Electromagnetic flow meters have proven to be an effective tool for measuring the flow of water and chemical additives in a wide range of water treatment and distribution applications. They also help commercial and industrial facility operators ensure the reliability and efficiency of HVAC system components that can impact their bottom line.
Latest Technology Advancements
In recent years, the accuracy and reliability of electromagnetic flow meters have improved thanks to advancements in electronics and the development of
rugged electrode and lining materials and efficient manufacturing methods. Other metering technologies often require a specified amount of straight run upstream and downstream to deliver accurate measurements.
In applications where adequate straight run is not available or achievable, controls contractors and other key stakeholders are opting for electromagnetic meters validated by the Netherlands Measurement Institute (NMi) to Organisation Internationale de Métrologie Légale (OIML)/European Measuring Instruments Directive (MID), assuring they are a suitable solution in tight applications with no space or budget for modifications. These meters typically have no moving parts or strainer requirements that minimize meter vault size and are suitable for potable water, well water, reclaimed water, wastewater and water-based solutions.
Building design, HVAC and plumbing applications are often complexly designed with limited space for meter installation. This rules out meters that require a certain number of straight pipe lengths upstream or downstream as the space is not available.

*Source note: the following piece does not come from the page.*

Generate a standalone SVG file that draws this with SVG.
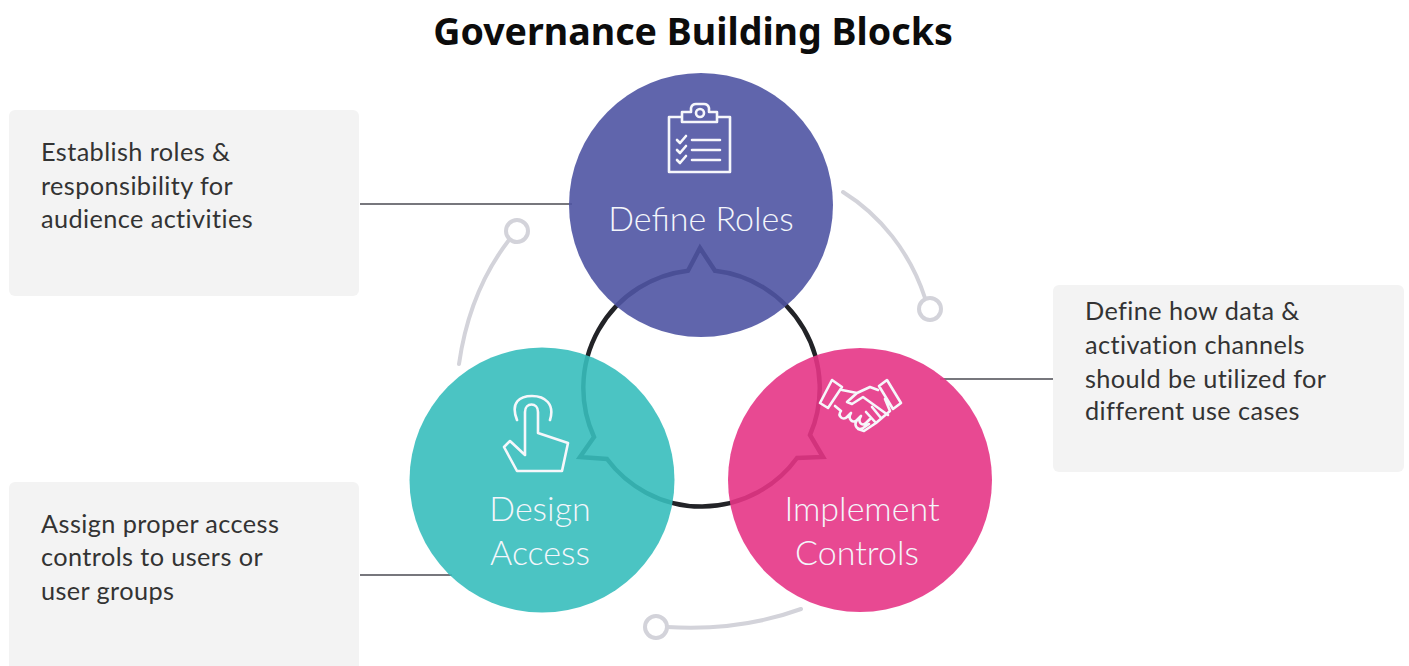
<svg xmlns="http://www.w3.org/2000/svg" width="1409" height="666" viewBox="0 0 1409 666">
<style>
.box{fill:#f3f3f3}
.lead{stroke:#77777d;stroke-width:2;fill:none}
.deco{stroke:#d3d3da;stroke-width:4;fill:none;stroke-linecap:round}
.body{font-family:"Lato","Noto Sans",sans-serif;font-size:25.3px;fill:#333;letter-spacing:.4px}
.label{font-family:"Lato","Noto Sans",sans-serif;font-weight:300;font-size:34px;fill:#f4f6fb;text-anchor:middle}
.icon{fill:none;stroke:#f6f7fb;stroke-width:2.6;stroke-linejoin:round;stroke-linecap:round}
.title{font-family:"Noto Sans","Open Sans",sans-serif;font-weight:700;font-size:37.6px;fill:#0c0c0c;text-anchor:middle}
</style>
<rect width="1409" height="666" fill="#fff"/>
<text class="title" x="693" y="45">Governance Building Blocks</text>
<g id="connectors">
<path class="lead" d="M360 204H572"/>
<path class="lead" d="M940 379H1054"/>
<path class="lead" d="M360 575H452"/>
<path class="deco" d="M843 192C880 215 910 252 925 298"/>
<circle class="deco" cx="930" cy="309" r="11"/>
<path class="deco" d="M459 364C466 315 482 275 509 240"/>
<circle class="deco" cx="517" cy="231" r="11"/>
<path class="deco" d="M801 609C760 624 715 630 667 627"/>
<circle class="deco" cx="656" cy="627" r="11"/>
<path id="cycle-ring" d="M688 270.7L700 248L715 270.8A118 118 0 0 1 810 435L823 457L797 458A118 118 0 0 1 607 459L580 457L594 437A118 118 0 0 1 688 270.7Z" fill="none" stroke="#222327" stroke-width="4.5" stroke-linejoin="miter"/>
</g>
<g id="note-roles">
<rect class="box" x="9" y="110" width="350" height="186" rx="6"/>
<text class="body" x="41" y="161">Establish roles &amp;</text>
<text class="body" x="41" y="195">responsibility for</text>
<text class="body" x="41" y="228">audience activities</text>
</g>
<g id="note-controls">
<rect class="box" x="1053" y="285" width="351" height="187" rx="6"/>
<text class="body" x="1085" y="320">Define how data &amp;</text>
<text class="body" x="1085" y="354">activation channels</text>
<text class="body" x="1085" y="388">should be utilized for</text>
<text class="body" x="1085" y="420">different use cases</text>
</g>
<g id="note-access">
<rect class="box" x="9" y="482" width="350" height="190" rx="6"/>
<text class="body" x="41" y="533">Assign proper access</text>
<text class="body" x="41" y="566">controls to users or</text>
<text class="body" x="41" y="600">user groups</text>
</g>
<g id="node-define-roles">
<circle cx="701" cy="205" r="132" fill="#4f54a3" fill-opacity=".9"/>
<path class="icon" d="M682 117H669V172H730V117H717M682 122V112H691V108Q692 104 696 104H704Q708 104 709 108V112H717V122Z"/>
<circle class="icon" cx="700" cy="113" r="4"/>
<path class="icon" d="M692 140H720M692 150H720M692 160H720M677 140L680 143L686 136M677 150L680 153L686 146M677 160L680 163L686 156"/>
<text class="label" x="701" y="231">Define Roles</text>
</g>
<g id="node-design-access">
<circle cx="542" cy="480" r="132.5" fill="#37bebc" fill-opacity=".9"/>
<path class="icon" d="M517 420C510 402 520 396 532 396C545 396 555 404 550 420M525 455V412C525 402 538 402 538 412V433L568 443L562 471H517L504 447L510 441L525 455"/>
<text class="label" x="540" y="521">Design</text>
<text class="label" x="540" y="565">Access</text>
</g>
<g id="node-implement-controls">
<circle cx="860" cy="480" r="132" fill="#e53586" fill-opacity=".9"/>
<path class="icon" d="M832 380L842 387L828 408L820 403ZM887 380L901 403L893 409L879 386ZM842 390L857 393L870 387L878 390M857 393L847 402L852 404L863 397L888 415M885 399L890 411L876 423L864 431L858 429M835 406L841 411M841 411C837 416 843 421 847 417L851 413C847 419 853 424 857 420L861 416C857 422 862 427 866 423L871 418M857 420C853 426 858 431 863 428L869 424M876 423L866 412M881 418L872 407"/>
<text class="label" x="862" y="521">Implement</text>
<text class="label" x="857" y="565">Controls</text>
</g>
</svg>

Additional challenges include proximity to pumps, valves and other devices, as well as IP68 requirements for permanent immersion or underwater installation of metering equipment. Rather than completing expensive modifications or remodeling the application, engineers can deploy electromagnetic meters that eliminate the need for redesign to meet straight requirements efficiently.
Whether designing a new facility or retrofitting an existing site, installing the wrong flow meter can lead to inaccurate measurements and other performance issues that can last for years.